El valor de aquella estampita

Una familia feliz se aventuraba a vivir la vida en plenitud, sin prisas. Las noticias de la calle eran sólo nubes que ensombrecían un mundo marcado por las sonrisas y las ilusiones.

Incluso, a esas esperanzas se unía la inminente llegada de la Cuaresma, un momento en el que la familia al completo se preparaba para la Semana Santa. El padre, maniguetero de su Cristo de toda la vida, mientras que su hija siempre porta el cirial que alumbra la llegada de la dolorosa. La madre, con mucho esmero y cariño, cuidaba que no faltara ningún detalle ni rezo para el día grande.

Sin embargo, un buen día la enfermedad entró por el camino más corto de la casa.
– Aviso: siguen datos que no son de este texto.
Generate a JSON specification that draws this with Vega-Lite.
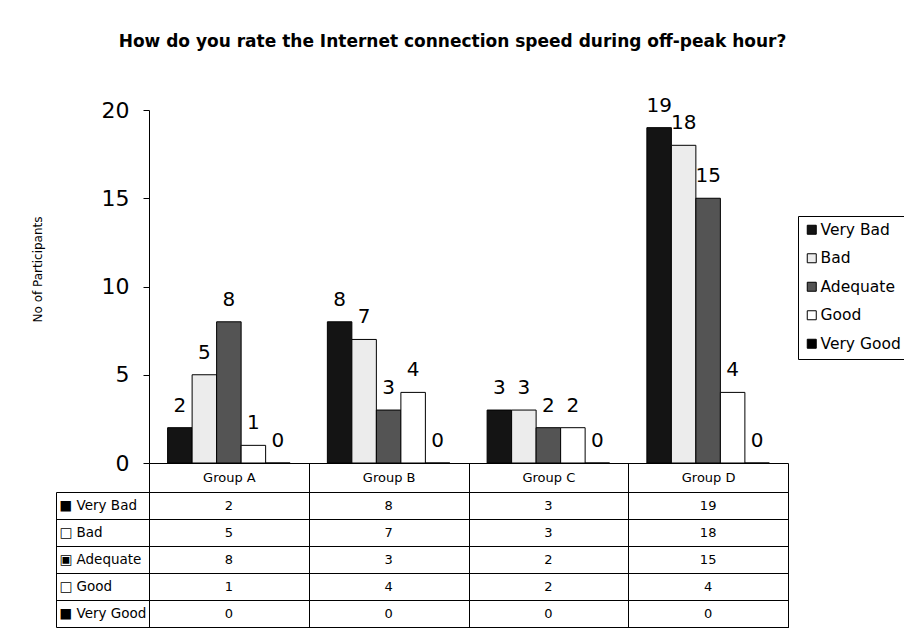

Mientras se ganaba la vida, el padre de esta familia se vio afectado por una grave dolencia. En un principio, los augurios eran positivos. Durante los primeros días, pese a las lógicas molestias de una pandemia, su hija no dudó en ningún momento de acudir a su cuidado y ayuda.

-Aunque un virus peligroso nos impida hacer una vida normal, yo voy a ir al hospital para estar junto a papá, le comentó la hija a su madre.

-¿Estás segura? Vida sólo hay nada más que una, y tenemos que cuidar de los más débiles, le respondió su madre, contrariada.

-Soy consciente de los riesgos. Pero, en estos duros momentos, creo que hay que una mirada que puede ayudar papá. Un Cristo afligido y con una mirada dulce, su Señor de su alma. Le voy a llevar la estampita de su cartera.

Tras pasar los exhaustivos controles del hospital, se produjo un cruce de miradas cómplices. El padre, necesitado de abrazos y caricias y una hija que buscaba esa conversación pendiente. Pese a los problemas de salud, su cara lo decía todo: optimismo, esperanza y fe. Incluso, llegó a decir: «seguro que salgo de este bache de salud y me vuelvo a vestir de penitente».

Pese a los buenos deseos, los caminos de Dios parecían ir por otro lado. Una fría llamada del hospital alteró todo esquema:

-Señora, su marido se encuentra en una situación clínica irreversible. Prepárese para el peor escenario posible.

Unos días más tarde, la marcha de este cofrade sencillo de nuestro mundo tomó una nueva dimensión. Tanto su esposa como su hija se dieron cuenta:

-Hija, todavía no me creo lo que ha pasado. ¡Su muerte ha sido una injusticia! No le encuentro ninguna explicación. No veo a Dios por ningún lado, dijo su esposa, marcada por el dolor de la tragedia.

-Entiendo la tristeza y el sufrimiento. Nos ha dejado la persona más importante de nuestra vida, y eso me ha golpeado fuertemente. Pero, ¿sabes una cosa? La última vez que tuve la suerte de hablar con él me dijo que, pasara lo que pasara, teníamos que ser optimistas y seguir viviendo como una familia. Y algo mucho más importante, él se fue de este mundo en paz. Incluso, una enfermera me comentó que en sus últimos momentos rezaba a su Cristo y su rostro se le iluminaba, dijo su hija mientras se secaba las lágrimas.

-Me cuesta mucho y no termino de ver este calvario….Aunque, él como buen cofrade, aunque negó la vara dorada, se ha ido con su Cristo, y hasta para eso ha tenido arte. ¡Qué grande es mi marido!

Para muchos, un trozo de cartón es un detalle minúsculo, pero para otras personas es una vía que produce emociones. Esa es la grandeza de la Semana Santa.

(*) Este primer artículo de cuaresma va dedicado, como no podía ser de otra forma, a todas aquellas personas que nos han dejado durante esta época de pandemia y a todas sus familias.